It was the ugliest debate in American history and it began without a handshake.
From the opening moments of the second presidential debate, Donald Trump tried to downplay the tape of him bragging about his past sexually aggressive advances on women — “it’s just words folks, it’s just words” — as he tried to change the topic to Bill Clinton, the Islamic State, Hillary Clinton’s emails and anything else.
“This was locker room talk,” Trump said over and over.
Clinton would not let Trump off the hook, however. “What we all saw and heard on Friday was Donald talking about women, what he thinks about women, what he does to women and he has said the video doesn’t represent who he is but it’s clear to anyone who heard it that it represents exactly who he is," she said.
Trump fired back that it was “just words" and accused Clinton’s husband, former President Bill Clinton, of far worse “actions,” pointing to the four women whom he had invited into the audience with allegations against the Clintons.
But Clinton said Trump owed the American people an apology — not just for the tape but his past attacks on President Barack Obama’s birthplace, the family of a fallen soldier and others.
“He owes the president an apology and our country an apology and he needs to take responsibility for his actions and his words,” she said.
There was no apology. Instead, more attacks, as Trump tried to make the debate about Clinton, hitting her for her private email server and saying that, as president, he would appoint a special prosecutor and said “you would go to jail.”
In one of the nastiest early moments, Trump cavalierly referred to Clinton as the "devil."
As Trump amped up his attacks, Clinton appeared to lose her patience, accusing the billionaire of desperately trying to throw out diversions because his campaign is "exploding."
The two candidates arrived in St. Louis after a devastating 48 hours for Trump, whose campaign was sent into a tailspin on Friday by the publishing of a decade-old tape in which Trump described in graphic and sexually aggressive terms making unwanted advances on women, who, he said, allowed him to do so because he is a “star.”
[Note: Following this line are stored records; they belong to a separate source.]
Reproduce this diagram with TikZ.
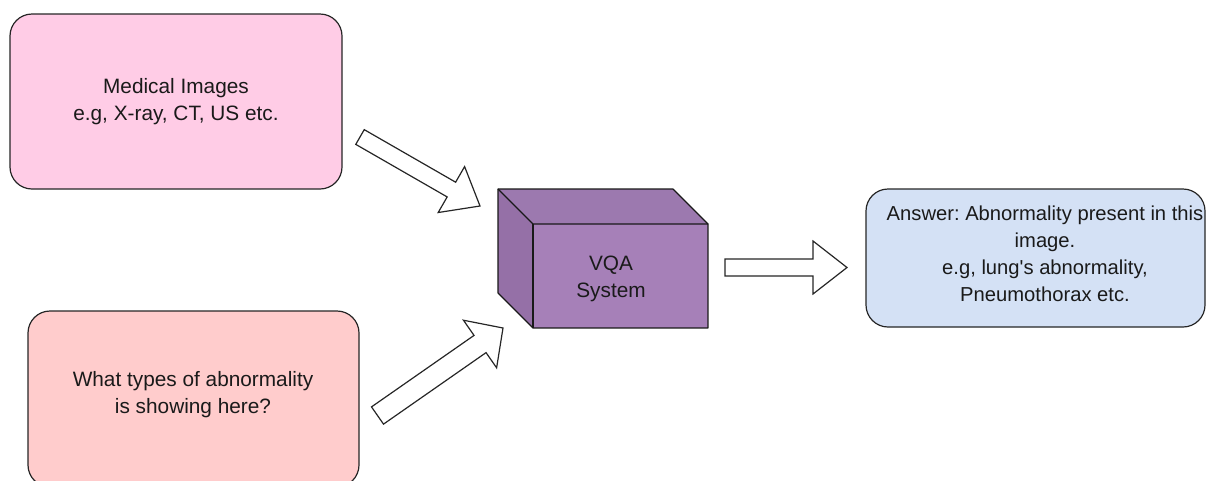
\documentclass[tikz,border=0pt]{standalone}
\usepackage{fontspec}
\setmainfont{Liberation Sans}
\usetikzlibrary{calc}
\frenchspacing
\definecolor{pinkA}{HTML}{FFCCE6}
\definecolor{pinkB}{HTML}{FFCCCC}
\definecolor{blueA}{HTML}{D4E1F5}
\definecolor{cubeFront}{HTML}{A680B8}
\definecolor{cubeTop}{HTML}{9C79AF}
\definecolor{cubeSide}{HTML}{9570A7}
\definecolor{txt}{HTML}{1A1A1A}
\tikzset{
  rbox/.style={draw=black!85, line width=1.2pt, rounded corners=22pt},
  lbl/.style={align=center, text=txt, font=\fontsize{20.8}{27}\selectfont, inner sep=0pt},
  barrow/.style={draw=black!85, fill=white, line width=1.2pt, line join=miter},
  cubeedge/.style={draw=black!90, line width=1.2pt, line join=round}
}
\newcommand\blockarrow[5]{%
  \coordinate (#1-h) at ($(#2)!#5!(#1)$);
  \draw[barrow] ($(#1)!#3!90:(#2)$) -- ($(#1-h)!#3!90:(#2)$) -- ($(#1-h)!#4!90:(#2)$) -- (#2)
     -- ($(#1-h)!#4!-90:(#2)$) -- ($(#1-h)!#3!-90:(#2)$) -- ($(#1)!#3!-90:(#2)$) -- cycle;}
\begin{document}
\begin{tikzpicture}[x=1pt,y=-1pt]
  \useasboundingbox (0,0) rectangle (1206,480);
  \clip (0,0) rectangle (1206,480);
  % input boxes
  \draw[rbox, fill=pinkA] (10,14) rectangle (342,189);
  \node[lbl] (img) at (176,102) {Medical Images\\e.g, X-ray, CT, US etc.};
  \draw[rbox, fill=pinkB] (28,311) rectangle (359,487);
  \node[lbl] (q) at (193,395) {What types of abnormality\\is showing here?};
  % answer box
  \draw[rbox, fill=blueA] (866,189) rectangle (1205,327);
  \node[lbl, font=\fontsize{20.2}{27}\selectfont] (ans) at (1045,254) {Answer: Abnormality present in this\\image.\\e.g, lung\textquotesingle s abnormality,\\Pneumothorax etc.};
  % cube
  \coordinate (c1) at (498,189);
  \coordinate (c2) at (673,189);
  \coordinate (c3) at (708,224);
  \coordinate (c4) at (708,328);
  \coordinate (c5) at (533,328);
  \coordinate (c6) at (498,293);
  \coordinate (c7) at (533,224);
  \fill[cubeTop] (c1) -- (c2) -- (c3) -- (c7) -- cycle;
  \fill[cubeSide] (c1) -- (c7) -- (c5) -- (c6) -- cycle;
  \fill[cubeFront] (c7) -- (c3) -- (c4) -- (c5) -- cycle;
  \draw[cubeedge] (c1) -- (c2) -- (c3) -- (c4) -- (c5) -- (c6) -- cycle;
  \draw[cubeedge] (c1) -- (c7) -- (c3);
  \draw[cubeedge] (c7) -- (c5);
  \node[lbl] (vqa) at (611,279) {VQA\\System};
  % block arrows
  \coordinate (a1t) at (360,137);
  \coordinate (a1h) at (480,206);
  \blockarrow{a1t}{a1h}{8.5pt}{26.5pt}{33pt}
  \coordinate (a2t) at (377.5,415.5);
  \coordinate (a2h) at (503,328);
  \blockarrow{a2t}{a2h}{10.5pt}{29pt}{28pt}
  \coordinate (a3t) at (725,267.5);
  \coordinate (a3h) at (847,267.5);
  \blockarrow{a3t}{a3h}{8.5pt}{26.5pt}{34pt}
\end{tikzpicture}
\end{document}
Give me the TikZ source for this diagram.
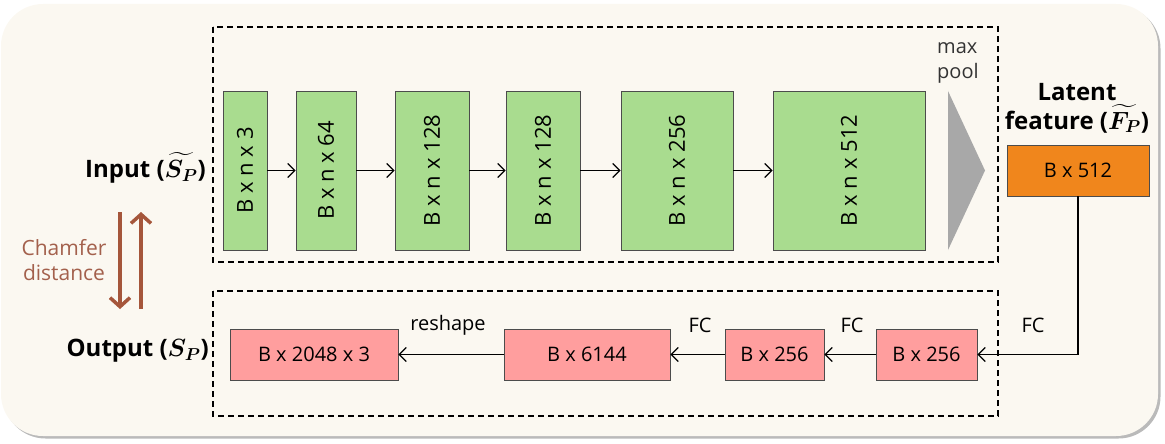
\documentclass[tikz,border=0pt]{standalone}
\usepackage{amsmath,amssymb,bm}
\usepackage{fontspec}
\setmainfont{Open Sans}
\usetikzlibrary{arrows.meta,shadows}
\definecolor{bgc}{HTML}{FBF8F1}
\definecolor{gfill}{HTML}{A9DC8F}
\definecolor{pfill}{HTML}{FF9E9E}
\definecolor{ofill}{HTML}{F0861C}
\definecolor{brn}{HTML}{A5563B}
\definecolor{brntxt}{HTML}{A3604C}
\definecolor{tri}{HTML}{A8A8A8}
\tikzset{
  x=1pt,y=-1pt,
  txt/.style={font=\fontsize{20}{25}\selectfont},
  box/.style={draw=black!70, line width=0.9pt, inner sep=0pt, txt},
  gbox/.style={box, fill=gfill, minimum height=159pt, font=\fontsize{22}{26}\selectfont},
  pbox/.style={box, fill=pfill, minimum height=51pt},
  obox/.style={box, fill=ofill, minimum height=51pt, minimum width=142pt},
  arr/.style={line width=1.2pt, -{Straight Barb[length=7pt,width=14pt,line width=1.2pt]}},
  dbox/.style={draw=black, line width=1.2pt, dash pattern=on 6pt off 4pt},
  barr/.style={draw=brn, line width=4pt, -{Straight Barb[length=9pt,width=20pt,line width=3.5pt]}},
  lbl/.style={txt},
  blbl/.style={font=\fontsize{24}{29}\selectfont\bfseries},
}
\begin{document}
\begin{tikzpicture}
\useasboundingbox (0,0) rectangle (1165,444);
% background
\fill[bgc, rounded corners=42pt, drop shadow={shadow xshift=2.5pt, shadow yshift=-2.5pt, fill=black!45, opacity=0.6}] (1,4) rectangle (1158,436);
% dashed boxes
\draw[dbox] (213,27) rectangle (998,262);
\draw[dbox] (213,291) rectangle (998,416);
% green boxes
\node[gbox, minimum width=44pt]  (g1) at (245,170.5) {\rotatebox{90}{B x n x 3}};
\node[gbox, minimum width=60pt]  (g2) at (326,170.5) {\rotatebox{90}{B x n x 64}};
\node[gbox, minimum width=74pt]  (g3) at (432,170.5) {\rotatebox{90}{B x n x 128}};
\node[gbox, minimum width=74pt]  (g4) at (543,170.5) {\rotatebox{90}{B x n x 128}};
\node[gbox, minimum width=112pt] (g5) at (677,170.5) {\rotatebox{90}{B x n x 256}};
\node[gbox, minimum width=152pt] (g6) at (849,170.5) {\rotatebox{90}{B x n x 512}};
\draw[arr] (g1) -- (g2);
\draw[arr] (g2) -- (g3);
\draw[arr] (g3) -- (g4);
\draw[arr] (g4) -- (g5);
\draw[arr] (g5) -- (g6);
% max pool triangle
\fill[tri] (948,91) -- (985,170.5) -- (948,250) -- cycle;
\node[lbl, text=black!80, align=left, anchor=north west, inner sep=0pt] (mp) at (937,42.5) {max\\pool};
% latent
\node[blbl, align=center, inner sep=0pt] (lat) at (1077,108) {Latent\\feature ($\bm{\widetilde{F_P}}$)};
\node[obox] (o) at (1078,170.5) {B x 512};
% pink boxes
\node[pbox, minimum width=168pt] (p1) at (314,354.5) {B x 2048 x 3};
\node[pbox, minimum width=166pt] (p2) at (587,354.5) {B x 6144};
\node[pbox, minimum width=99pt]  (p3) at (774.5,354.5) {B x 256};
\node[pbox, minimum width=101pt] (p4) at (926.5,354.5) {B x 256};
\draw[arr] (o.south) |- (p4.east);
\draw[arr] (p4) -- (p3);
\draw[arr] (p3) -- (p2);
\draw[arr] (p2) -- (p1);
\node[lbl] (fc1) at (1033,325) {FC};
\node[lbl] (fc2) at (852,325) {FC};
\node[lbl] (fc3) at (700,325) {FC};
\node[lbl] (rs) at (448,325) {reshape};
% input / output
\node[blbl, anchor=east, inner sep=0pt] (in) at (206,168) {Input ($\bm{\widetilde{S_P}}$)};
\node[blbl, anchor=east, inner sep=0pt] (out) at (209,351) {Output ($\bm{S_P}$)};
% chamfer
\node[txt, font=\fontsize{21}{25}\selectfont, text=brntxt, align=center, inner sep=0pt] (ch) at (64,260) {Chamfer\\distance};
\coordinate (d1) at (120,212);
\coordinate (d2) at (120,309);
\coordinate (u1) at (141,309);
\coordinate (u2) at (141,212);
\draw[barr] (d1) -- (d2);
\draw[barr] (u1) -- (u2);
\end{tikzpicture}
\end{document}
Republican governors, senators and congressmen spent Saturday rescinding their endorsements from Trump, as some called for him to drop out. Even Trump’s own running mate, Mike Pence, canceled his planned appearance on Trump’s behalf.
Many Republican officials had called on Trump to display contrition and apologize succinctly ahead of the showdown. But the showman businessman began lashing out even before he arrived for the debate, writing on Twitter, “So many self-righteous hypocrites. Watch their poll numbers - and elections - go down!”
His former campaign manager, Corey Lewandowski, attacked Republican National Committee Chairman Reince Priebus on CNN as a “weak” and “failed leader.” “Where was he today on the talk shows, saying Donald Trump is our leader?” Lewandowski asked.
Then, less than two hours before Trump and Clinton were scheduled to take the stage, Trump sprung a surprise stunt that hinted at the nasty debate to follow: holding a photo-op with four women who have alleged they were victimized by Bill and Hillary Clinton to various degrees, including Juanita Broaddrick, who declared, “Mr. Trump may have said some bad words, but Bill Clinton raped me and Hillary Clinton threatened me. I don’t think there is any comparison.”
All four women were expected to be inside the debate hall, where Trump and Clinton sparred in a town-hall setting answering questions from undecided voters, as well as moderators Anderson Cooper of CNN and Martha Raddatz of ABC.
After the first debate, when Trump struggled to make key arguments and faded in the final half, Clinton has surged back into the lead nationally and in key states. Trump’s self-inflicted troubles — including spending days attacking a beauty pageant winner — were weighing him down even before the tape that emerged on Friday.
Top Republican officials said publicly and privately that Sunday’s debate represented Trump’s last, best chance to salvage his campaign, as many prepared for the fallout should he fail, and to save the Republican majorities in the House and Senate.